Rachel Baker from Liverpool reduced the costs of her son’s barmitzvah to under £6000 and her daughter’s batmitzvah to £2000 by taking the DIY approach, designing and printing her own invitations and getting a kosher takeaway for the evening party rather than having it catered.
“It saved a fortune and was amazing,” she says. “I bought decorations off the internet and decorated the room myself for the lunch.”
Sarah Moss from Edgware also found ways to downgrade the costs, but not the celebrations, for her son’s barmitzvah.
“We were so broke that I didn’t even buy a new dress,” she says. “No one really needs a dinner dance for 13 year olds — we had a lunch for the grown ups and then my son had a party for 40 friends, for which we hired a disco from outside London. Forget the photo booth — we had a photography student with a bag of accessories.”
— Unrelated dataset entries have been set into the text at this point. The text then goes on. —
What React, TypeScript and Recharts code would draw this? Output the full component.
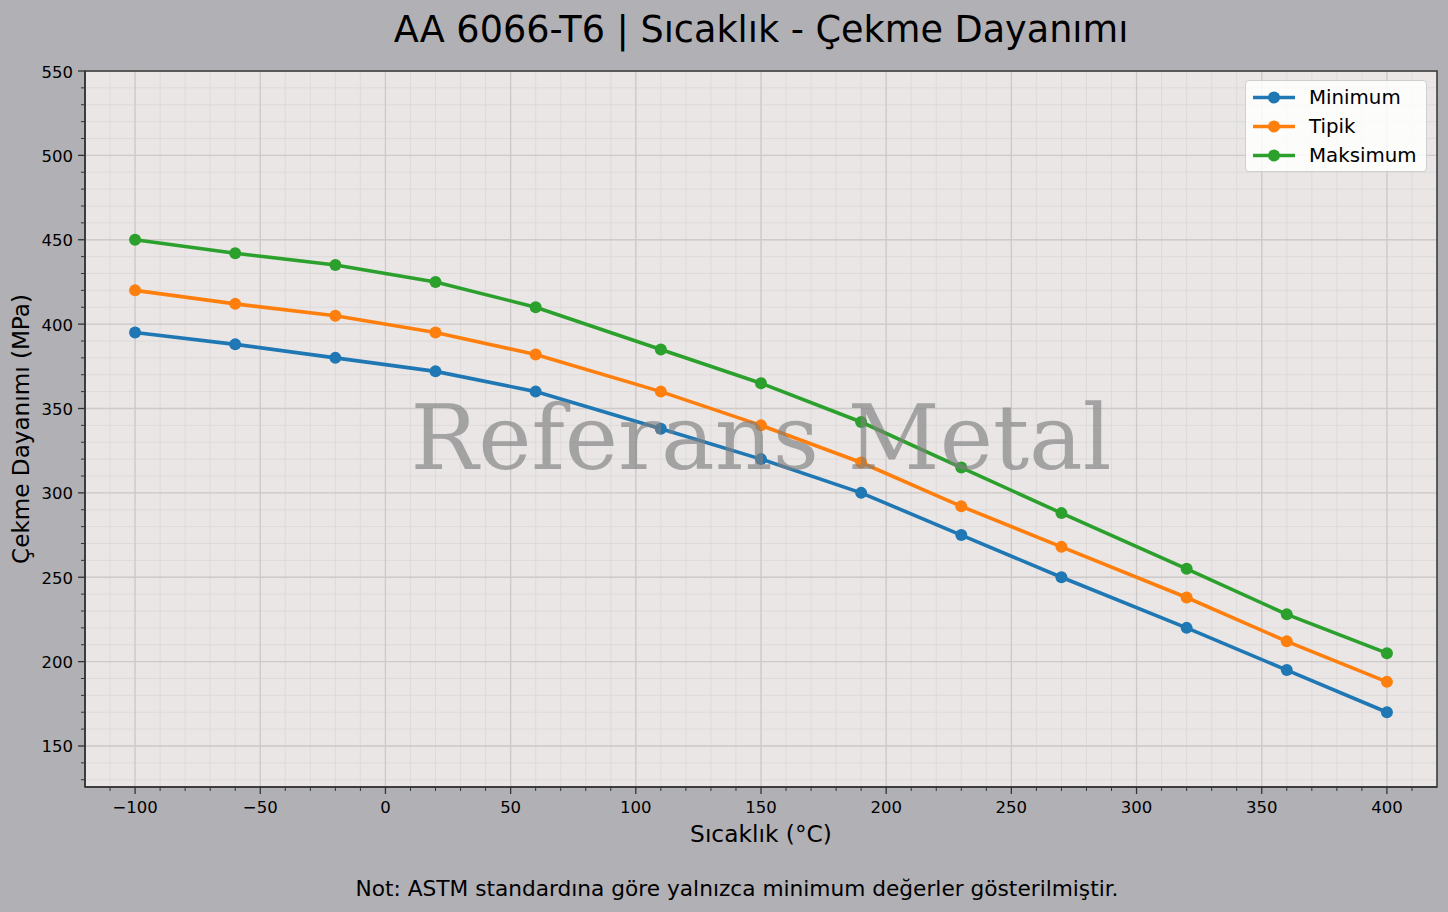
import { LineChart, Line, XAxis, YAxis, CartesianGrid } from 'recharts';

// Temperature points (°C)
const temperatures = [-100, -60, -20, 20, 60, 110, 150, 190, 230, 270, 320, 360, 400];

// Tensile strength (MPa)
const minimum = [395, 388, 380, 372, 360, 338, 320, 300, 275, 250, 220, 195, 170];
const typical = [420, 412, 405, 395, 382, 360, 340, 318, 292, 268, 238, 212, 188];
const maximum = [450, 442, 435, 425, 410, 385, 365, 342, 315, 288, 255, 228, 205];

const xLabels = [-100, -50, 0, 50, 100, 150, 200, 250, 300, 350, 400];
const yLabels = [150, 200, 250, 300, 350, 400, 450, 500, 550];

const seriesNames = ['Minimum', 'Tipik', 'Maksimum'];
const colors = ['#1f77b4', '#ff7f0e', '#2ca02c'];

const X_DOMAIN = [-120, 420];
const Y_DOMAIN = [125.7, 550];

const step = (from: number, to: number, by: number) => {
    const out: number[] = [];
    for (let v = from; v <= to; v += by) out.push(v);
    return out;
};
const xMinor = step(-110, 410, 10);
const yMinor = step(130, 550, 10);

const data = temperatures.map((t, i) => ({
    temp: t,
    Minimum: minimum[i],
    Tipik: typical[i],
    Maksimum: maximum[i],
}));

const FONT = '"DejaVu Sans", sans-serif';
const INK = '#000';
const minus = (v: number) => String(v).replace('-', '\u2212');

function XTick({ x, y, payload }: any) {
    const major = xLabels.includes(payload.value);
    return (
        <g>
            <line x1={x} x2={x} y1={y} y2={y + (major ? 7 : 4)} stroke="#333" strokeWidth={major ? 1.3 : 1} />
            {major && (
                <text x={x} y={y + 26} textAnchor="middle" fontSize={16.5} fontFamily={FONT} fill={INK}>
                    {minus(payload.value)}
                </text>
            )}
        </g>
    );
}

function YTick({ x, y, payload }: any) {
    const major = yLabels.includes(payload.value);
    return (
        <g>
            <line x1={x} x2={x - (major ? 7 : 4)} y1={y} y2={y} stroke="#333" strokeWidth={major ? 1.3 : 1} />
            {major && (
                <text x={x - 12} y={y + 6.5} textAnchor="end" fontSize={16.5} fontFamily={FONT} fill={INK}>
                    {payload.value}
                </text>
            )}
        </g>
    );
}

function ChartLegend() {
    return (
        <div style={{
            position: 'absolute', top: 80, left: 1245, width: 182, height: 92, boxSizing: 'border-box',
            background: 'rgba(255,255,255,0.85)', border: '1px solid #cfcfcf', borderRadius: 4,
            fontFamily: FONT, fontSize: 19.8, color: INK, paddingTop: 2,
        }}>
            {seriesNames.map((name, i) => (
                <div key={name} style={{ display: 'flex', alignItems: 'center', height: 29 }}>
                    <svg width={63} height={29} style={{ flex: 'none' }}>
                        <line x1={7} x2={49} y1={14.5} y2={14.5} stroke={colors[i]} strokeWidth={3.5} />
                        <circle cx={28} cy={14.5} r={6} fill={colors[i]} />
                    </svg>
                    <span style={{ lineHeight: '29px' }}>{name}</span>
                </div>
            ))}
        </div>
    );
}

export default function App() {
    return (
        <div style={{ position: 'absolute', top: 0, left: 0, width: 1448, height: 912, background: '#b1b0b5' }}>
            <LineChart width={1448} height={912} data={data} margin={{ top: 71, right: 11, bottom: 75, left: 0 }}>
                <CartesianGrid fill="#e9e6e5" stroke="#dbd8d7" strokeWidth={0.8} horizontalValues={yMinor} verticalValues={xMinor} />
                <CartesianGrid stroke="#cdcac9" strokeWidth={1.3} horizontalValues={yLabels} verticalValues={xLabels} fill="none" />
                <XAxis dataKey="temp" type="number" domain={X_DOMAIN} allowDataOverflow ticks={xMinor} interval={0}
                    height={50} tickSize={0} tickMargin={0} tickLine={false} tick={XTick}
                    axisLine={{ stroke: '#333', strokeWidth: 1.5 }} />
                <YAxis type="number" domain={Y_DOMAIN} allowDataOverflow ticks={yMinor} interval={0}
                    width={85} tickSize={0} tickMargin={0} tickLine={false} tick={YTick}
                    axisLine={{ stroke: '#333', strokeWidth: 1.5 }} />
                {seriesNames.map((name, i) => (
                    <Line key={name} dataKey={name} type="linear" stroke={colors[i]} strokeWidth={3.6}
                        dot={{ r: 6, fill: colors[i], stroke: colors[i], strokeWidth: 0 }}
                        activeDot={false} isAnimationActive={false} />
                ))}
            </LineChart>
            <ChartLegend />
            <svg width={1448} height={912} style={{ position: 'absolute', top: 0, left: 0, pointerEvents: 'none' }}>
                <rect x={85} y={71} width={1352} height={716} fill="none" stroke="#333" strokeWidth={1.5} />
                <text x={761} y={469} textAnchor="middle" fontSize={90} fontFamily='"DejaVu Serif", serif'
                    fill="#808080" fillOpacity={0.65}>Referans Metal</text>
                <text x={761} y={42} textAnchor="middle" fontSize={36.6} fontFamily={FONT} fill={INK}>
                    AA 6066-T6 | Sıcaklık - Çekme Dayanımı
                </text>
                <text x={761} y={842} textAnchor="middle" fontSize={23.3} fontFamily={FONT} fill={INK}>Sıcaklık (°C)</text>
                <text transform="translate(29, 429) rotate(-90)" textAnchor="middle" fontSize={23.1} fontFamily={FONT} fill={INK}>
                    Çekme Dayanımı (MPa)
                </text>
                <text x={737} y={896} textAnchor="middle" fontSize={21.7} fontFamily={FONT} fill={INK}>
                    Not: ASTM standardına göre yalnızca minimum değerler gösterilmiştir.
                </text>
            </svg>
        </div>
    );
}
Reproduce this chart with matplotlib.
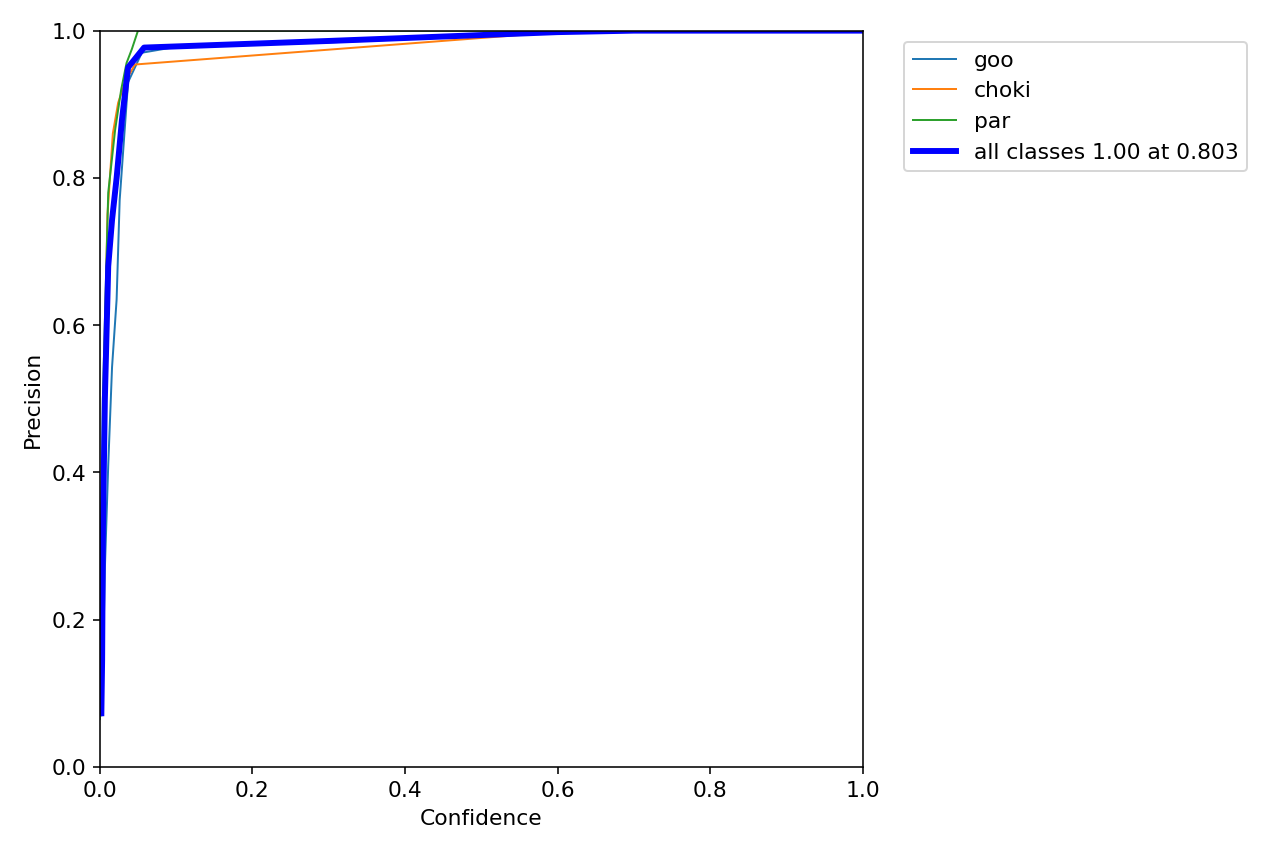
import matplotlib
matplotlib.use("Agg")
import matplotlib.pyplot as plt

plt.rcParams['font.size'] = 11

# class names and curves (confidence -> precision)
names = ["goo", "choki", "par"]

goo_x = [0.002, 0.004, 0.0066, 0.011, 0.016, 0.022, 0.026, 0.037, 0.055, 0.1, 0.3, 0.6, 0.7, 1.0]
goo_y = [0.07, 0.136, 0.27, 0.41, 0.543, 0.635, 0.77, 0.93, 0.97, 0.978, 0.984, 0.997, 1.0, 1.0]

choki_x = [0.0, 0.004, 0.01, 0.017, 0.024, 0.033, 0.046, 0.6, 0.68, 1.0]
choki_y = [0.08, 0.45, 0.75, 0.86, 0.902, 0.93, 0.954, 0.998, 1.0, 1.0]

par_x = [0.0, 0.004, 0.011, 0.02, 0.028, 0.035, 0.042, 0.05, 1.0]
par_y = [0.065, 0.5, 0.78, 0.865, 0.92, 0.956, 0.975, 1.0, 1.0]

all_x = [0.002, 0.003, 0.004, 0.0066, 0.011, 0.016, 0.022, 0.029, 0.037, 0.058, 0.3, 0.6, 0.7, 1.0]
all_y = [0.073, 0.145, 0.318, 0.5, 0.68, 0.743, 0.80, 0.879, 0.95, 0.977, 0.986, 0.998, 1.0, 1.0]
all_label = "all classes 1.00 at 0.803"

fig, ax = plt.subplots(1, 1, figsize=(9, 6))
fig.subplots_adjust(left=0.078, right=0.674, top=0.9637, bottom=0.1008)

for name, x, y in zip(names, [goo_x, choki_x, par_x], [goo_y, choki_y, par_y]):
    ax.plot(x, y, linewidth=1, label=name)

ax.plot(all_x, all_y, linewidth=3, color="blue", label=all_label)

ax.set_xlabel("Confidence")
ax.set_ylabel("Precision")
ax.set_xlim(0, 1)
ax.set_ylim(0, 1)
ax.legend(bbox_to_anchor=(1.04, 1), loc="upper left")

fig.savefig("out.png", dpi=1280 / 9)
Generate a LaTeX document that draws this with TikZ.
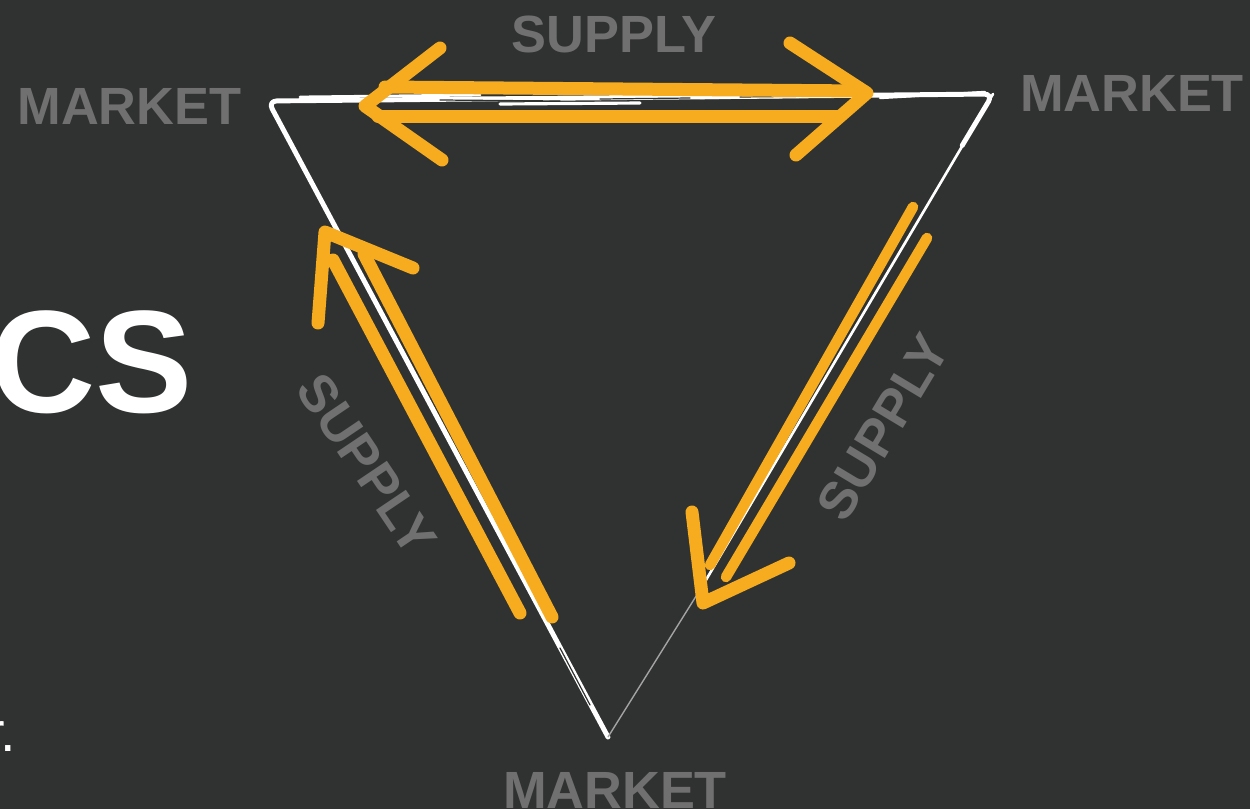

Another canny tip for those with nerves of steel is booking the hall six to eight weeks before. “We got fantastic halls offered at majorly reduced prices at the last minute,” says Carolyn Levey from Barnet in Hertfordshire , who also recommends stocking up on kosher wine straight after Pesach as it can be reduced to £5 per bottle; home making place cards and buying fibre optic table centres from Primark or eBay.
For her recent June barmitzvah, Caroline Bourne from North London borrowed gazebos free from their local primary school and hosted a day party at home, which meant no venue hire. “Paying a trusted cleaner and her friends meant I didn’t have to hire bar staff at a hefty price tag either,” she says.
This is all great advice.
As for me, I’ve just booked the local town hall (much cheaper than some of the shul halls I tried) and I’m about to message my former Estonian au pair— a music student who sang like an angel in the shower — to see if she can provide our entertainment. Wish me luck.